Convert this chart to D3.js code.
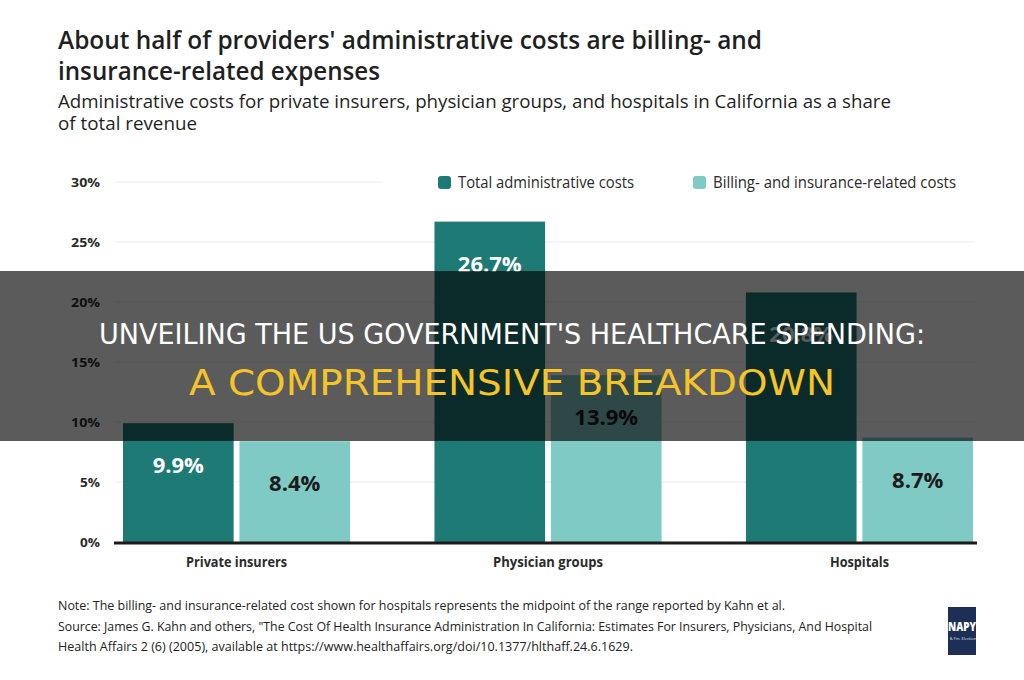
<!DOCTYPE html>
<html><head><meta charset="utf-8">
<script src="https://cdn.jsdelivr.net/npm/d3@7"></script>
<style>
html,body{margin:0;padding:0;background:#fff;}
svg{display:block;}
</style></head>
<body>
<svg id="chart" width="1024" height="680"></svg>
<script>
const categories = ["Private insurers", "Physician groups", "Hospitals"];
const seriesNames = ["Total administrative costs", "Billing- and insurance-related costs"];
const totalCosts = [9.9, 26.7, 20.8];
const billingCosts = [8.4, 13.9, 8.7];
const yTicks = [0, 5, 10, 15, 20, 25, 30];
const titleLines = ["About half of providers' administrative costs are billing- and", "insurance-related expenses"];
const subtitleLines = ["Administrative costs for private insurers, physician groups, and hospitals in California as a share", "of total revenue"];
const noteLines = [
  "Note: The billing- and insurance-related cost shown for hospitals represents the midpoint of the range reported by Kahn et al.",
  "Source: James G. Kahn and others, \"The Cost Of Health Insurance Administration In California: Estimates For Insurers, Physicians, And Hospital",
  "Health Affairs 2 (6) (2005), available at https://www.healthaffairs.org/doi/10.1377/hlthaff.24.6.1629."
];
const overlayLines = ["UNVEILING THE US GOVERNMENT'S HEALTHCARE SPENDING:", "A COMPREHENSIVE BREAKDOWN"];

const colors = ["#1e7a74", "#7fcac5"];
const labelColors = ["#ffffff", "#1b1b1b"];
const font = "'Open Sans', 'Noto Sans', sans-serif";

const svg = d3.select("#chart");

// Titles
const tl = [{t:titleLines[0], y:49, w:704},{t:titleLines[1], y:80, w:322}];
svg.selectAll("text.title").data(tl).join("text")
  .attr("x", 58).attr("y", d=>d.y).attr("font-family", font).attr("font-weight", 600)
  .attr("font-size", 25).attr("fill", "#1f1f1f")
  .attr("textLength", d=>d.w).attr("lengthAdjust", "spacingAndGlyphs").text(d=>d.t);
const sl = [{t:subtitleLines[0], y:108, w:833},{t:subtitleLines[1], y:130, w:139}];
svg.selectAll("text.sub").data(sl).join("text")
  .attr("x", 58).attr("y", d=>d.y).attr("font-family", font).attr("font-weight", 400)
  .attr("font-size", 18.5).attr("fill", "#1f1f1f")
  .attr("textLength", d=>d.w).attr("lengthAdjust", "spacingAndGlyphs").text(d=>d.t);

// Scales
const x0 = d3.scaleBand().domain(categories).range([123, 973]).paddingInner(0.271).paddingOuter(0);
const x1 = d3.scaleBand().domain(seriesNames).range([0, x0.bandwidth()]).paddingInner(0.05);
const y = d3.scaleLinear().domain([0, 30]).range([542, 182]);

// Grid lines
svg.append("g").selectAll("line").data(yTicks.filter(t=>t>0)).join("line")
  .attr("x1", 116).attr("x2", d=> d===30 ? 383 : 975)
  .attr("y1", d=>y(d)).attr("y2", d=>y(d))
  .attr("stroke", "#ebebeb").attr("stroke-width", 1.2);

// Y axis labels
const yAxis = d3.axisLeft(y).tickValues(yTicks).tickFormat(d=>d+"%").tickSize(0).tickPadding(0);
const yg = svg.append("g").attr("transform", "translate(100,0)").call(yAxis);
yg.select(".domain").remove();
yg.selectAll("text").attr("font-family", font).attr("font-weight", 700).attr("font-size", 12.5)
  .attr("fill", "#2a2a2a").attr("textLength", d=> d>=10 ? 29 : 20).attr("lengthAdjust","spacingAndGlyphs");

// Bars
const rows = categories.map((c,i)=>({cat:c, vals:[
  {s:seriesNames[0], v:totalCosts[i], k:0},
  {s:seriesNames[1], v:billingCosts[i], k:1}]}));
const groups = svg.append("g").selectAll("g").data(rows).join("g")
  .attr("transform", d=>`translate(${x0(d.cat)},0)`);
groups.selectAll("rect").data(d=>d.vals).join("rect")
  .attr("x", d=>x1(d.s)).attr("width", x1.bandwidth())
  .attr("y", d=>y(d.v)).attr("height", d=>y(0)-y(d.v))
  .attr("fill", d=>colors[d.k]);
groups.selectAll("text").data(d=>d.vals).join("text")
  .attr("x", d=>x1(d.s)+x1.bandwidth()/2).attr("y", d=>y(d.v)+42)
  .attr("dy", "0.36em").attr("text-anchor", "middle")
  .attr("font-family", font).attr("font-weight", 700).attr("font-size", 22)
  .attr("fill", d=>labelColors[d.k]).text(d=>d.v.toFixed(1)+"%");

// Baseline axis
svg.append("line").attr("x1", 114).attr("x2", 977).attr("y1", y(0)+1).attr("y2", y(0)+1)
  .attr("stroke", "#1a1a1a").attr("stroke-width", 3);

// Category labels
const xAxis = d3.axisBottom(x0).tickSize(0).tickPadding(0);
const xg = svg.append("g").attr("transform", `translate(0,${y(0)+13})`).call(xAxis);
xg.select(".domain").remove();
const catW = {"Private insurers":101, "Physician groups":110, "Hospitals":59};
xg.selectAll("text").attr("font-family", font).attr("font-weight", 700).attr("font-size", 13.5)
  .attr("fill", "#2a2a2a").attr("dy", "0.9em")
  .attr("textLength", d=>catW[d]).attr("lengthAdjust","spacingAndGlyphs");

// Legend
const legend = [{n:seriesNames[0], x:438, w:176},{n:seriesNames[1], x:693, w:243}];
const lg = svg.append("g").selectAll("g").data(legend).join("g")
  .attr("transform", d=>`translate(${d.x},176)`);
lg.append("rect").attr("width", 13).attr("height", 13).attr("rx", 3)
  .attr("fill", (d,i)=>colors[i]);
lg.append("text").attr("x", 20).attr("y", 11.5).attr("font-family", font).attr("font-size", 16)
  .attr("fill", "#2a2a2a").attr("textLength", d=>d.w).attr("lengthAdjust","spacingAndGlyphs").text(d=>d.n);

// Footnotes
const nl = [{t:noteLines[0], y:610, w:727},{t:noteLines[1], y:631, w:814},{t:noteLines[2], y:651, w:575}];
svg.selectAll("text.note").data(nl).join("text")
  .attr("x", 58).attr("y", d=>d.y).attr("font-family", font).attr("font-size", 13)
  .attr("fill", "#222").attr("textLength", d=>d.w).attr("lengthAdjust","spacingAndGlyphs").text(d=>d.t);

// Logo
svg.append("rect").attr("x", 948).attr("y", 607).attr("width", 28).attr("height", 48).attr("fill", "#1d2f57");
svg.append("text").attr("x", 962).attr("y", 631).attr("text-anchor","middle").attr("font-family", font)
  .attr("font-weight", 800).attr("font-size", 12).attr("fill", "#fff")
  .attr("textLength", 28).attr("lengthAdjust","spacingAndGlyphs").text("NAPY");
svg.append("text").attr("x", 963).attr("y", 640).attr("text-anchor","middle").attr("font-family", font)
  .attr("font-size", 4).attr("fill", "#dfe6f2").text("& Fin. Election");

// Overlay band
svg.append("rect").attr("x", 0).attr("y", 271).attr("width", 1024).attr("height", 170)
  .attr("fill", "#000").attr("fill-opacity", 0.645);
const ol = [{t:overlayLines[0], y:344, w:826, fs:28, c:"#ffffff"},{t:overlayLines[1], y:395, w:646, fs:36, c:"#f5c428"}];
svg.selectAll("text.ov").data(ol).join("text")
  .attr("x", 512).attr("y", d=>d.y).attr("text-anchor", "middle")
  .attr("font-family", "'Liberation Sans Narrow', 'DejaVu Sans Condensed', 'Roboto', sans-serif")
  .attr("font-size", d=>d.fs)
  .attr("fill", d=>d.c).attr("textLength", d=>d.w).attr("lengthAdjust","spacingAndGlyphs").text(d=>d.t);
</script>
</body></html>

◇ ◇ ◇ ◇ ◇ ◇ ◇

**Goal of the exercise**
Repeat the material above word for word, please, apart from its images.

**Result**
Convert this chart to D3.js code.
<!DOCTYPE html>
<html><head><meta charset="utf-8">
<script src="https://cdn.jsdelivr.net/npm/d3@7"></script>
<style>
html,body{margin:0;padding:0;background:#fff;}
svg{display:block;}
</style></head>
<body>
<svg id="chart" width="1024" height="680"></svg>
<script>
const categories = ["Private insurers", "Physician groups", "Hospitals"];
const seriesNames = ["Total administrative costs", "Billing- and insurance-related costs"];
const totalCosts = [9.9, 26.7, 20.8];
const billingCosts = [8.4, 13.9, 8.7];
const yTicks = [0, 5, 10, 15, 20, 25, 30];
const titleLines = ["About half of providers' administrative costs are billing- and", "insurance-related expenses"];
const subtitleLines = ["Administrative costs for private insurers, physician groups, and hospitals in California as a share", "of total revenue"];
const noteLines = [
  "Note: The billing- and insurance-related cost shown for hospitals represents the midpoint of the range reported by Kahn et al.",
  "Source: James G. Kahn and others, \"The Cost Of Health Insurance Administration In California: Estimates For Insurers, Physicians, And Hospital",
  "Health Affairs 2 (6) (2005), available at https://www.healthaffairs.org/doi/10.1377/hlthaff.24.6.1629."
];
const overlayLines = ["UNVEILING THE US GOVERNMENT'S HEALTHCARE SPENDING:", "A COMPREHENSIVE BREAKDOWN"];

const colors = ["#1e7a74", "#7fcac5"];
const labelColors = ["#ffffff", "#1b1b1b"];
const font = "'Open Sans', 'Noto Sans', sans-serif";

const svg = d3.select("#chart");

// Titles
const tl = [{t:titleLines[0], y:49, w:704},{t:titleLines[1], y:80, w:322}];
svg.selectAll("text.title").data(tl).join("text")
  .attr("x", 58).attr("y", d=>d.y).attr("font-family", font).attr("font-weight", 600)
  .attr("font-size", 25).attr("fill", "#1f1f1f")
  .attr("textLength", d=>d.w).attr("lengthAdjust", "spacingAndGlyphs").text(d=>d.t);
const sl = [{t:subtitleLines[0], y:108, w:833},{t:subtitleLines[1], y:130, w:139}];
svg.selectAll("text.sub").data(sl).join("text")
  .attr("x", 58).attr("y", d=>d.y).attr("font-family", font).attr("font-weight", 400)
  .attr("font-size", 18.5).attr("fill", "#1f1f1f")
  .attr("textLength", d=>d.w).attr("lengthAdjust", "spacingAndGlyphs").text(d=>d.t);

// Scales
const x0 = d3.scaleBand().domain(categories).range([123, 973]).paddingInner(0.271).paddingOuter(0);
const x1 = d3.scaleBand().domain(seriesNames).range([0, x0.bandwidth()]).paddingInner(0.05);
const y = d3.scaleLinear().domain([0, 30]).range([542, 182]);

// Grid lines
svg.append("g").selectAll("line").data(yTicks.filter(t=>t>0)).join("line")
  .attr("x1", 116).attr("x2", d=> d===30 ? 383 : 975)
  .attr("y1", d=>y(d)).attr("y2", d=>y(d))
  .attr("stroke", "#ebebeb").attr("stroke-width", 1.2);

// Y axis labels
const yAxis = d3.axisLeft(y).tickValues(yTicks).tickFormat(d=>d+"%").tickSize(0).tickPadding(0);
const yg = svg.append("g").attr("transform", "translate(100,0)").call(yAxis);
yg.select(".domain").remove();
yg.selectAll("text").attr("font-family", font).attr("font-weight", 700).attr("font-size", 12.5)
  .attr("fill", "#2a2a2a").attr("textLength", d=> d>=10 ? 29 : 20).attr("lengthAdjust","spacingAndGlyphs");

// Bars
const rows = categories.map((c,i)=>({cat:c, vals:[
  {s:seriesNames[0], v:totalCosts[i], k:0},
  {s:seriesNames[1], v:billingCosts[i], k:1}]}));
const groups = svg.append("g").selectAll("g").data(rows).join("g")
  .attr("transform", d=>`translate(${x0(d.cat)},0)`);
groups.selectAll("rect").data(d=>d.vals).join("rect")
  .attr("x", d=>x1(d.s)).attr("width", x1.bandwidth())
  .attr("y", d=>y(d.v)).attr("height", d=>y(0)-y(d.v))
  .attr("fill", d=>colors[d.k]);
groups.selectAll("text").data(d=>d.vals).join("text")
  .attr("x", d=>x1(d.s)+x1.bandwidth()/2).attr("y", d=>y(d.v)+42)
  .attr("dy", "0.36em").attr("text-anchor", "middle")
  .attr("font-family", font).attr("font-weight", 700).attr("font-size", 22)
  .attr("fill", d=>labelColors[d.k]).text(d=>d.v.toFixed(1)+"%");

// Baseline axis
svg.append("line").attr("x1", 114).attr("x2", 977).attr("y1", y(0)+1).attr("y2", y(0)+1)
  .attr("stroke", "#1a1a1a").attr("stroke-width", 3);

// Category labels
const xAxis = d3.axisBottom(x0).tickSize(0).tickPadding(0);
const xg = svg.append("g").attr("transform", `translate(0,${y(0)+13})`).call(xAxis);
xg.select(".domain").remove();
const catW = {"Private insurers":101, "Physician groups":110, "Hospitals":59};
xg.selectAll("text").attr("font-family", font).attr("font-weight", 700).attr("font-size", 13.5)
  .attr("fill", "#2a2a2a").attr("dy", "0.9em")
  .attr("textLength", d=>catW[d]).attr("lengthAdjust","spacingAndGlyphs");

// Legend
const legend = [{n:seriesNames[0], x:438, w:176},{n:seriesNames[1], x:693, w:243}];
const lg = svg.append("g").selectAll("g").data(legend).join("g")
  .attr("transform", d=>`translate(${d.x},176)`);
lg.append("rect").attr("width", 13).attr("height", 13).attr("rx", 3)
  .attr("fill", (d,i)=>colors[i]);
lg.append("text").attr("x", 20).attr("y", 11.5).attr("font-family", font).attr("font-size", 16)
  .attr("fill", "#2a2a2a").attr("textLength", d=>d.w).attr("lengthAdjust","spacingAndGlyphs").text(d=>d.n);

// Footnotes
const nl = [{t:noteLines[0], y:610, w:727},{t:noteLines[1], y:631, w:814},{t:noteLines[2], y:651, w:575}];
svg.selectAll("text.note").data(nl).join("text")
  .attr("x", 58).attr("y", d=>d.y).attr("font-family", font).attr("font-size", 13)
  .attr("fill", "#222").attr("textLength", d=>d.w).attr("lengthAdjust","spacingAndGlyphs").text(d=>d.t);

// Logo
svg.append("rect").attr("x", 948).attr("y", 607).attr("width", 28).attr("height", 48).attr("fill", "#1d2f57");
svg.append("text").attr("x", 962).attr("y", 631).attr("text-anchor","middle").attr("font-family", font)
  .attr("font-weight", 800).attr("font-size", 12).attr("fill", "#fff")
  .attr("textLength", 28).attr("lengthAdjust","spacingAndGlyphs").text("NAPY");
svg.append("text").attr("x", 963).attr("y", 640).attr("text-anchor","middle").attr("font-family", font)
  .attr("font-size", 4).attr("fill", "#dfe6f2").text("& Fin. Election");

// Overlay band
svg.append("rect").attr("x", 0).attr("y", 271).attr("width", 1024).attr("height", 170)
  .attr("fill", "#000").attr("fill-opacity", 0.645);
const ol = [{t:overlayLines[0], y:344, w:826, fs:28, c:"#ffffff"},{t:overlayLines[1], y:395, w:646, fs:36, c:"#f5c428"}];
svg.selectAll("text.ov").data(ol).join("text")
  .attr("x", 512).attr("y", d=>d.y).attr("text-anchor", "middle")
  .attr("font-family", "'Liberation Sans Narrow', 'DejaVu Sans Condensed', 'Roboto', sans-serif")
  .attr("font-size", d=>d.fs)
  .attr("fill", d=>d.c).attr("textLength", d=>d.w).attr("lengthAdjust","spacingAndGlyphs").text(d=>d.t);
</script>
</body></html>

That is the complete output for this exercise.